In the listing below, count the lines with "produces" and report only the figure.

####################

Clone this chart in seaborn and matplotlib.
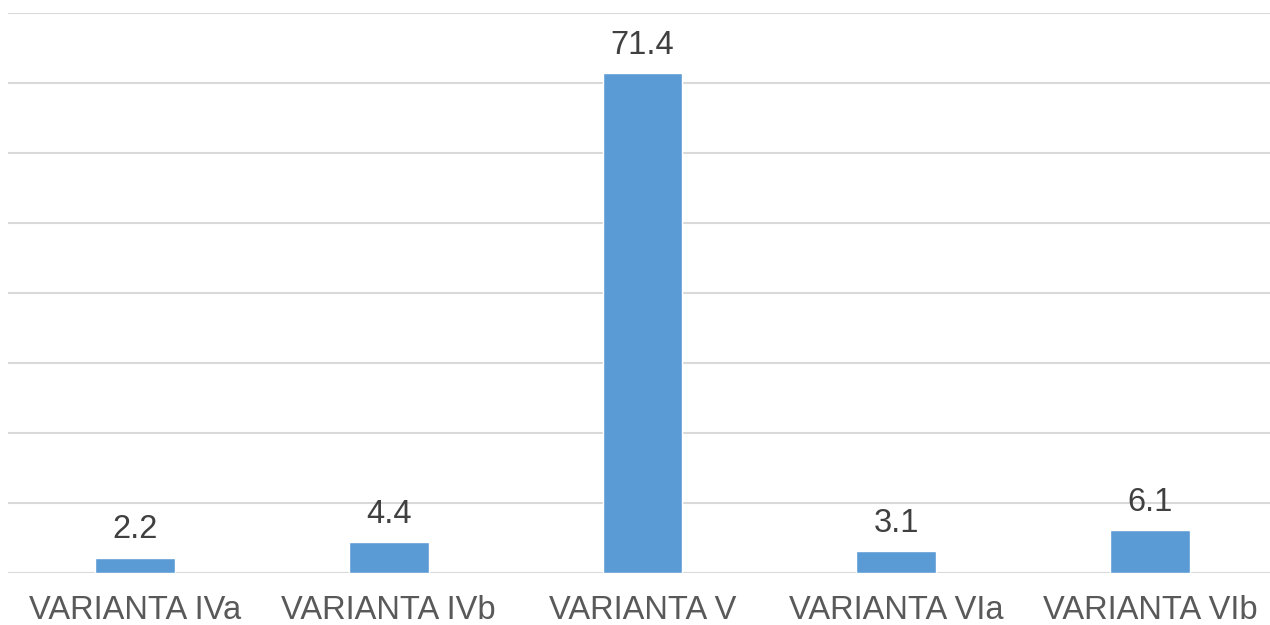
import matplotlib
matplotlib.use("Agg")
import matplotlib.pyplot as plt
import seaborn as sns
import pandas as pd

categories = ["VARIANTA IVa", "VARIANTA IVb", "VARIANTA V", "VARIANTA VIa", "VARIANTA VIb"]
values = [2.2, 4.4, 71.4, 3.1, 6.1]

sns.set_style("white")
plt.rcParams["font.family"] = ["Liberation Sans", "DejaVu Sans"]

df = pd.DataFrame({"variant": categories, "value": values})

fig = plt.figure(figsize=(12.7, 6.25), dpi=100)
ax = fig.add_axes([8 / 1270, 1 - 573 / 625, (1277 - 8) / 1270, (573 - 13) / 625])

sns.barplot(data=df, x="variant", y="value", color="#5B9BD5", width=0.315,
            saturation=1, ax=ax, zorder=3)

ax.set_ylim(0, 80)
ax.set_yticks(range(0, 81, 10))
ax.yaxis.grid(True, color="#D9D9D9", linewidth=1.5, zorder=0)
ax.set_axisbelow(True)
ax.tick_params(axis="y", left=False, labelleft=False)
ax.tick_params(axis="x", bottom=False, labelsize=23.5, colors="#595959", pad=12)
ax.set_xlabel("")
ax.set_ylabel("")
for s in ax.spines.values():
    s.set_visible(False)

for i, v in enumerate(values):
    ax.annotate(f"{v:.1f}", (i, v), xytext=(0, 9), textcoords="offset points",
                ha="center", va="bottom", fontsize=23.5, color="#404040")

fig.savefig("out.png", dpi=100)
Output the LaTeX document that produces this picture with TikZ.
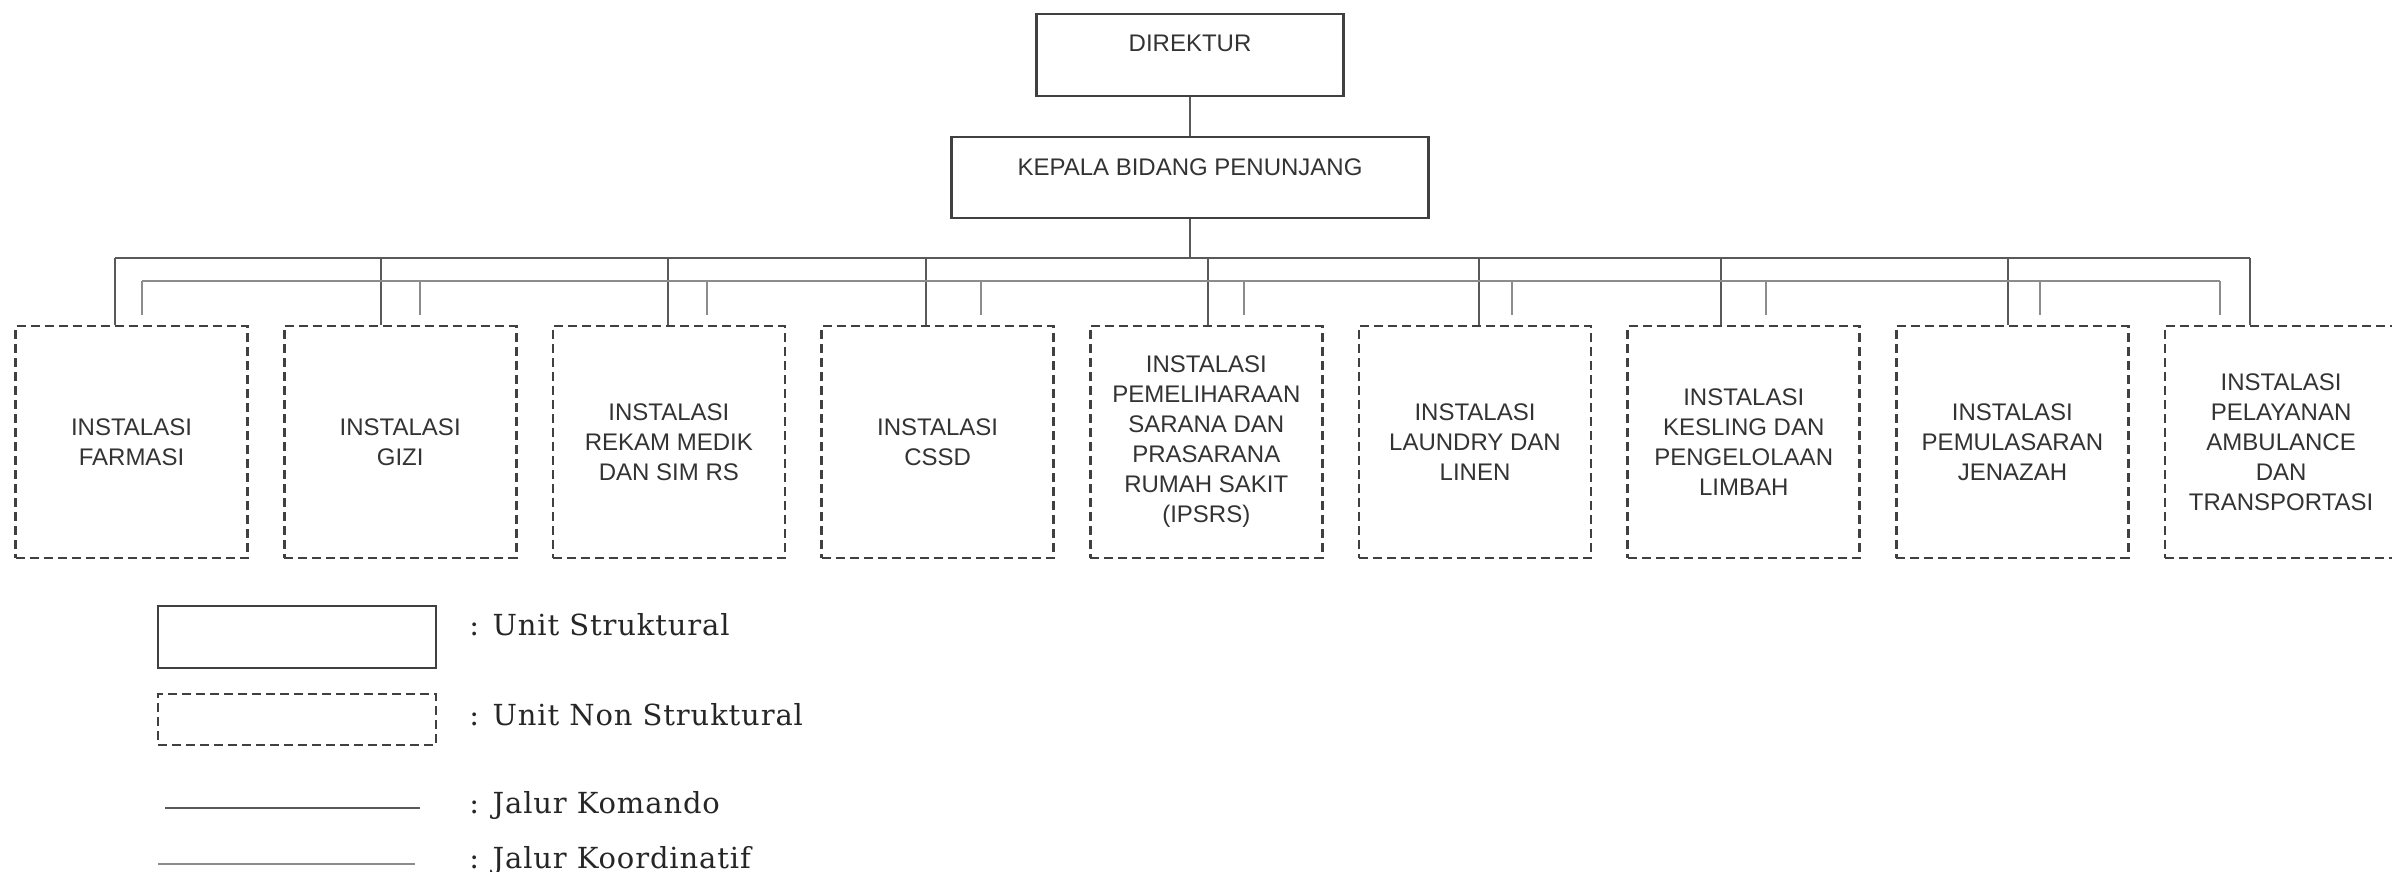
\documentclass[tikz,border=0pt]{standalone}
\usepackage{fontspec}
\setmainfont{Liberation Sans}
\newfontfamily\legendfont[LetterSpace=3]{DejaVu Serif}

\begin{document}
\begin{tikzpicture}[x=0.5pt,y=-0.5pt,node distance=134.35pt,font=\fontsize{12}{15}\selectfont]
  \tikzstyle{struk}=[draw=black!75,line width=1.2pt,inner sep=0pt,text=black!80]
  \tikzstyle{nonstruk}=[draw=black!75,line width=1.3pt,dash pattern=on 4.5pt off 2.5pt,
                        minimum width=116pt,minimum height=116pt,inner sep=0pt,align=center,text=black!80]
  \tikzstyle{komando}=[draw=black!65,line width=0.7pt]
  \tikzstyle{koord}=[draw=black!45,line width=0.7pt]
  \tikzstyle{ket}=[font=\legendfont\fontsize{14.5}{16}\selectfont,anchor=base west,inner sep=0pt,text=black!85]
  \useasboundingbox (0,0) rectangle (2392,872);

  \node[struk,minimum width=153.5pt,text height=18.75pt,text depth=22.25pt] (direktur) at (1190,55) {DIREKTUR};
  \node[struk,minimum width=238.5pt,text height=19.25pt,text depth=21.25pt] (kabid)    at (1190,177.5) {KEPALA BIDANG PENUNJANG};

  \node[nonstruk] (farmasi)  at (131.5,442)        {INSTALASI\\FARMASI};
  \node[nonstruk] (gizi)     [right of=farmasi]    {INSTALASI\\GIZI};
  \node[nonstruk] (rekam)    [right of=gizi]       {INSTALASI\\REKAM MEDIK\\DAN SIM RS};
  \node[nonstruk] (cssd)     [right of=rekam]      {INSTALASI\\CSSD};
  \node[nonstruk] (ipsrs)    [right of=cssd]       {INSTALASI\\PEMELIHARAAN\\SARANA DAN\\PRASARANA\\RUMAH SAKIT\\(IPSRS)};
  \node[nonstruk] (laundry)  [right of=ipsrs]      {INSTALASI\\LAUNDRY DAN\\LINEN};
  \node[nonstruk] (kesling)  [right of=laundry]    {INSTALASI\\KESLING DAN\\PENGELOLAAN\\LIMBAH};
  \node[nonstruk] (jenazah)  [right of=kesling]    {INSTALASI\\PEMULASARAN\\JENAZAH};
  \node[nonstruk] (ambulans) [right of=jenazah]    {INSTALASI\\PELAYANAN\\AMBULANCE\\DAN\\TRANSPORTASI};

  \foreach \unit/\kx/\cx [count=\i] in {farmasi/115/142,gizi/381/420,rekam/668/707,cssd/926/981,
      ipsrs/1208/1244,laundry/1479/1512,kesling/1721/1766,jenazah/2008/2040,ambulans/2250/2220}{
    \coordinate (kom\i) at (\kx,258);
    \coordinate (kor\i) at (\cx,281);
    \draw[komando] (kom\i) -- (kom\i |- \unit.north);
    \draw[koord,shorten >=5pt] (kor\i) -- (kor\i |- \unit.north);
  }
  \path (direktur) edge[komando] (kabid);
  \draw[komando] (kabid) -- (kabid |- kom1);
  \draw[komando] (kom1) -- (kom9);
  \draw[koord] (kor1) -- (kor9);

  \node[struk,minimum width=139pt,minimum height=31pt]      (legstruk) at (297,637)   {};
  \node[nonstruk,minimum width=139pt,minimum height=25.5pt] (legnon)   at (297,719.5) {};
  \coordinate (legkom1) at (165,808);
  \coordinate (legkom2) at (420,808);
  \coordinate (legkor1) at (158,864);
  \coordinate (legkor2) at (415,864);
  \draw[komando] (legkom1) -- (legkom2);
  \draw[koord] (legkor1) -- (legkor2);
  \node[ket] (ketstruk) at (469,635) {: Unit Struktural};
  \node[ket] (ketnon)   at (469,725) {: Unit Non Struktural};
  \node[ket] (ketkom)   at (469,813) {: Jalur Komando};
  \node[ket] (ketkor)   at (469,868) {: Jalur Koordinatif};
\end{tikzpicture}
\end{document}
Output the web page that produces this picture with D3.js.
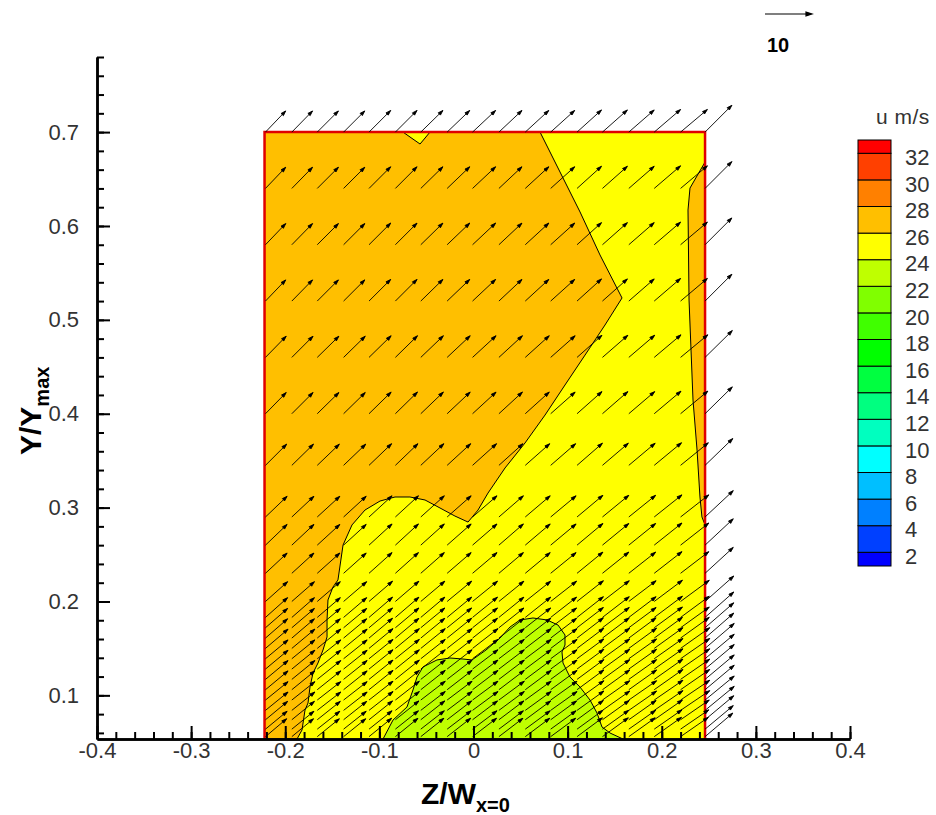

####################

◆ **Task response**
2